Like any good "micro-farm" (I say this with tongue firmly in cheek, for those of you with actual farms), we have one or more of everything:  a range of food plants, a barn full of tools, and a few wood piles.  It is this latter that has been of great concern.

We typically separate our wood into multiple piles.  The pine we save for cooking out, replacing charcoal or propane for our meals cooked outside.  (It makes for a wonderful flavor, by the way.)  The hardwoods we separate out for burning in the house, where we have a fireplace insert/stove that does an admirable job of heating our primary living area.

To say that we heat with wood would be a gross overstatement on par with calling our 0.71 suburban acres a "farm."  (I am planning a post, in fact, on the damage I think writers do when they take on the "farm" label as a writing stunt.)  However, there are about a half a dozen weekend days a year that we wind up avoiding use of the whole-house heat in favor of heating the primary living area with the fireplace insert.  There are an additional comparable number of deep winter weekends that we can close off this primary living area, cut the whole-house heat down to the bare bones, and cuddle up with a cozy fire.  We have secured most of our wood over the past several years from deadfall and tree trimming, so it is free.  (And, for those of you keeping score, it would also already be giving its carbon back to the environment by rotting, so burning just speeds the process a bit.)

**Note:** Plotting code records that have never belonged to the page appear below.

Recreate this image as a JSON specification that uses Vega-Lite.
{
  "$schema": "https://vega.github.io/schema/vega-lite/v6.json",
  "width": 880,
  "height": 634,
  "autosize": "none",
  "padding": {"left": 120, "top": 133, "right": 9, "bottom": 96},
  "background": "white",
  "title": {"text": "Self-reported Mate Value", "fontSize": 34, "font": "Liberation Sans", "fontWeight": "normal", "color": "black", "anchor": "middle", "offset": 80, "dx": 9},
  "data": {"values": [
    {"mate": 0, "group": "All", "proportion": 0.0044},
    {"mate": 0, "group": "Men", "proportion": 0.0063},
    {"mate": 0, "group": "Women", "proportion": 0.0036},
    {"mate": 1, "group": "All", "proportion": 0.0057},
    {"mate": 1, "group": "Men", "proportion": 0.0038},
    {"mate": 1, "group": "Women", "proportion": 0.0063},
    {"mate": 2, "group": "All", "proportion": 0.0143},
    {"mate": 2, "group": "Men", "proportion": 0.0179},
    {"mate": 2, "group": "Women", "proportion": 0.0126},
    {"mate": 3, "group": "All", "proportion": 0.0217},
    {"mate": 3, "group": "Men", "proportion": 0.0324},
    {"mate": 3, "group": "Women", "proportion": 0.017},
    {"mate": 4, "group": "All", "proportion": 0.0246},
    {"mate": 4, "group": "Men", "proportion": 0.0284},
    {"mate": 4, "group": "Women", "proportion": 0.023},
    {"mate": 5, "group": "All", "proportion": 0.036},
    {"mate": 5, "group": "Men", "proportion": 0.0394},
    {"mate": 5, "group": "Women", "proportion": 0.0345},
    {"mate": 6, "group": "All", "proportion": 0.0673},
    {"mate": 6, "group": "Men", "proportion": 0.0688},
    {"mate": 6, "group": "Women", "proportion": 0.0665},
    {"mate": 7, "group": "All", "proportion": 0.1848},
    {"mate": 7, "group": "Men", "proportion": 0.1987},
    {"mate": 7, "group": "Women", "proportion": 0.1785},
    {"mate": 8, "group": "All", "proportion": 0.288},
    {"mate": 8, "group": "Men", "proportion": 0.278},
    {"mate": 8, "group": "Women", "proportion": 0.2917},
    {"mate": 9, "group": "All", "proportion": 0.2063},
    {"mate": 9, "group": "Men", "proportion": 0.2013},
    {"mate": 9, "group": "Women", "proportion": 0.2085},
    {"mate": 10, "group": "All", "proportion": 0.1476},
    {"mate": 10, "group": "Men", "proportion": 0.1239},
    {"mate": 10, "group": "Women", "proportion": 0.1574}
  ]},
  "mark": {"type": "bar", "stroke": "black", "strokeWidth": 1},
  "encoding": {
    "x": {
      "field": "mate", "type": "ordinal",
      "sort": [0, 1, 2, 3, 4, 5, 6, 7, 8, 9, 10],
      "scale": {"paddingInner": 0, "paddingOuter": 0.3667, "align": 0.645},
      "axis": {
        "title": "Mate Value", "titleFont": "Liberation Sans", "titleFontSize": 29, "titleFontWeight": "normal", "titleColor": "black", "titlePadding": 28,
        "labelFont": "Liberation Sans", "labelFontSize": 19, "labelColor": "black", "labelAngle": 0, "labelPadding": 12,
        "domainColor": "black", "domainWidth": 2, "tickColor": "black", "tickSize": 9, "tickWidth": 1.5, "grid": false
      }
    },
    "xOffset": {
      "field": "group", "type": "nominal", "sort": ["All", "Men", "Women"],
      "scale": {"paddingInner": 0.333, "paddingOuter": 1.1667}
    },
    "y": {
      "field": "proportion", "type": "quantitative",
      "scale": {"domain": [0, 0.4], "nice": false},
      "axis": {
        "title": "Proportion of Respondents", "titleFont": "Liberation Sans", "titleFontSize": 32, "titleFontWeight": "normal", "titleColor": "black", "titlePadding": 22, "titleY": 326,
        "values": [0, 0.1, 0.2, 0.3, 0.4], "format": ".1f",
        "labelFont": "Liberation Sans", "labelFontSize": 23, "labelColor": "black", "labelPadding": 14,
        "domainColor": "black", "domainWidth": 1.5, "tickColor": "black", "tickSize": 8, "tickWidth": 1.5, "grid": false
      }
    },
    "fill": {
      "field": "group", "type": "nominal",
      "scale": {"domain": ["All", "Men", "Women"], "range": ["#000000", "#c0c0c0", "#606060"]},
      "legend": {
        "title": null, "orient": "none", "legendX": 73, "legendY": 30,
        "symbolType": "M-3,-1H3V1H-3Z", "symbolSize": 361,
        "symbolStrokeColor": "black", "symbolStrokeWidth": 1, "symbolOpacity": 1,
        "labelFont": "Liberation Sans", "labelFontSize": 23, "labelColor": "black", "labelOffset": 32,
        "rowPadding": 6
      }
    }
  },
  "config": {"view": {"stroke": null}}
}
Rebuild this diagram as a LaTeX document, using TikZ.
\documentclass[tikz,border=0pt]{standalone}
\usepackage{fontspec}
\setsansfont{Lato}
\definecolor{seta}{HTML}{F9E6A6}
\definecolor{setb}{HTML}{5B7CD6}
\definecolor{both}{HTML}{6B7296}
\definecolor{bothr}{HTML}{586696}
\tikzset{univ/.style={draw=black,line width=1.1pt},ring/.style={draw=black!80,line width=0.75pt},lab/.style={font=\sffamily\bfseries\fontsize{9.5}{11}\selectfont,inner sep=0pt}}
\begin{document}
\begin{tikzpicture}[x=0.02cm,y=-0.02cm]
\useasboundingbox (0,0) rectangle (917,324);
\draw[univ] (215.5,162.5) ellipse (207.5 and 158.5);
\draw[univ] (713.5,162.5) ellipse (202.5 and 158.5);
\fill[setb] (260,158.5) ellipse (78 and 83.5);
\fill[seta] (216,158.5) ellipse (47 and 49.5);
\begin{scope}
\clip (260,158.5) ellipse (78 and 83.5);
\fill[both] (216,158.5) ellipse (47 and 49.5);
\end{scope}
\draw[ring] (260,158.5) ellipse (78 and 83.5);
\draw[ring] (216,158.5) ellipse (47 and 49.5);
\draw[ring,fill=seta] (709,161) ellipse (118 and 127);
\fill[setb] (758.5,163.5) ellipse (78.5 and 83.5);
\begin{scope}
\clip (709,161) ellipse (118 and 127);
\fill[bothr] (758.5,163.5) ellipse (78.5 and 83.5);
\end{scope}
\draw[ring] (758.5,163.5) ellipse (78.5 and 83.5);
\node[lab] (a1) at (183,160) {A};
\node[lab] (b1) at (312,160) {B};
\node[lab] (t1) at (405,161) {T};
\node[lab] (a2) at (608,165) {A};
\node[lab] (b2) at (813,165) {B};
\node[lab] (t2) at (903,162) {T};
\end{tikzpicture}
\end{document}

Our piles, however, are in disarray under our pine trees, and I decided to do something about it while hubby was out of town on business.  I went to the local big box hardware store and got a dozen foot-square tiles and eight garden fence stakes.  Total cost:  $41.  (Actually, less, because I  bought 12 stakes but used four of the stakes in the garden.)  I contributed some rabbit fence to divide a small kindling area off from the main log area, as you can see in the photo above.  It is nice to know that rabbit fence does something on our property, because it doesn't do anything else other than keep the rabbits feeling safe while they sit in the garden and eat my veggies.

I laid the tile out in a 4x3 grid, then put the stakes in the arrangement you see.  It is a very loose design that will just keep logs from rolling off this platform, while allowing the wood to cure a little faster.  With any luck, it will also eliminate those days when we opt against a fire because we haven't brought wood up to the house, and going out back would mean prying wood out of the soggy ground.  Also, should we have to store a significant amount of wood one day, it is easily expanded, and we can move it if we ever replace the barn.

The Analysis

Fast:  This took about 90 minutes for me and my wimpy muscles to construct.  But I found I am strong enough to swing a sledgehammer!   Go, me!

Cheap:  I don't think $41 is that bad for solving a problem and cleaning up the appearance of the wood area of the property.  However, it will take us a while to have enough extra fires to truly offset the cost in heat savings. 

Good:  I'm pretty proud of myself, actually, and I burned a few calories in the cause of gaining a few BTUs this winter.